Greater transparency can help prevent abuse and create a level playing field. But the crucial point is this: more data does not create a single square metre of new housing.
From the Taxpayers’ Association’s perspective, the debate risks heading in the wrong direction. Instead of strengthening the supply side, there is increasing discussion of regulation, intervention and restrictions. Yet numerous examples show where such measures can lead:
- Rent control in Germany:
Well-intentioned as a safeguard for tenants, but in practice often an obstacle to investment. Private landlords are pulling out, and new-build projects are becoming less profitable. The result: less supply – and thus higher prices/rents in the long term. - Rigid interventions such as rent caps (e.g. Berlin or Munich):
Short-term relief for some tenants, but at the same time a massive slump in new builds and renovations. Investors are steering clear, housing becomes outdated or is simply no longer being built. - Index-linked rents under political pressure:
When even contractually agreed, inflation-linked rent models are restricted by policy, uncertainty for investors rises. Anyone who doesn’t know today whether their investment will still pay off tomorrow simply won’t build. - Strict restrictions on short-term rentals
(e.g. in tourist cities):
If these are restricted across the board, fewer holiday homes will be built – but this does not automatically lead to more affordable housing. Instead, supply shifts to the informal market or disappears altogether, whilst local revenue (taxes, tourism) declines. - Bureaucracy/regulatory standards:
As regulatory requirements continue to rise, construction and letting become more expensive. Ultimately, it is precisely those people who cannot afford high rents or expensive hotels who are excluded.
The crux of the problem: it is not primarily about distribution, but about scarcity. Europe does not have a rent problem on its own – above all, Europe has a housing supply problem.
It comes down to the fundamental question:
Should a highly heterogeneous housing market be regulated at EU level at all?
The reality is:
- Housing markets differ massively between rural regions and major cities
- Homeownership rates, rental cultures and legal frameworks vary greatly between countries such as Germany and Austria
- Local conditions determine supply and demand – not Brussels
Uniform European regulation therefore carries the risk of misguided policies.
Furthermore, two markets must be clearly distinguished:
- Short-term rentals (tourism, business travel) – here, transparency, registration, safety standards and fair taxation make sense.
- Long-term rentals (housing) – here the focus is on security of supply, investment and social balance.
Anyone who conflates the two is regulating in a way that misses the point.

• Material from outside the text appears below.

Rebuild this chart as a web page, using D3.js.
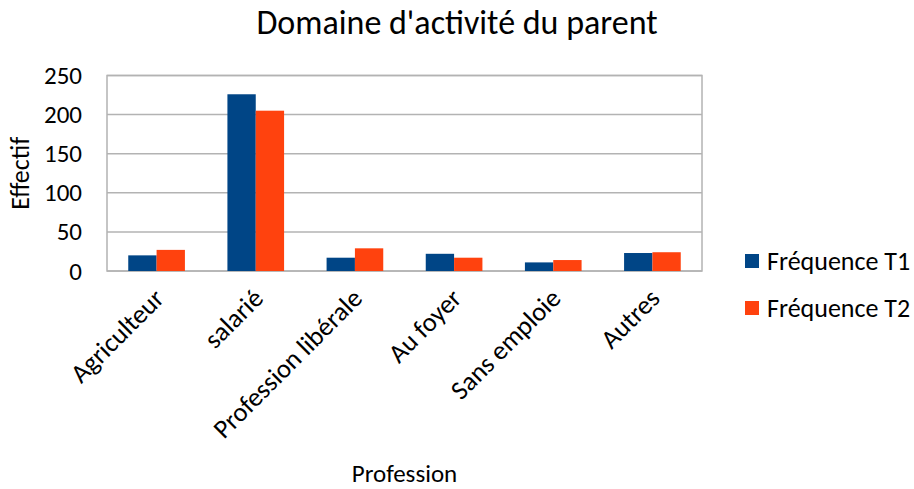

For the Taxpayers’ Association, the following therefore applies:
- Property rights and freedom of choice must be safeguarded
- Investment certainty is essential for creating more housing
- Regulation must be proportionate, targeted and tailored to local conditions,
i.e. it should only regulate what absolutely must be regulated - Compliance with the principle of subsidiarity, i.e. responsibility lies primarily at local, regional and national level
- A comprehensive and transparent regulatory impact assessment must be carried out for all EU projects
Transparency, digitalisation and data sharing can help to identify market distortions. But they must not become a gateway to ever-increasing intervention.
Because ultimately:
Housing is not created through regulation – but through investment.
And these require trust, planning certainty and economic prospects – not additional bureaucracy from Brussels.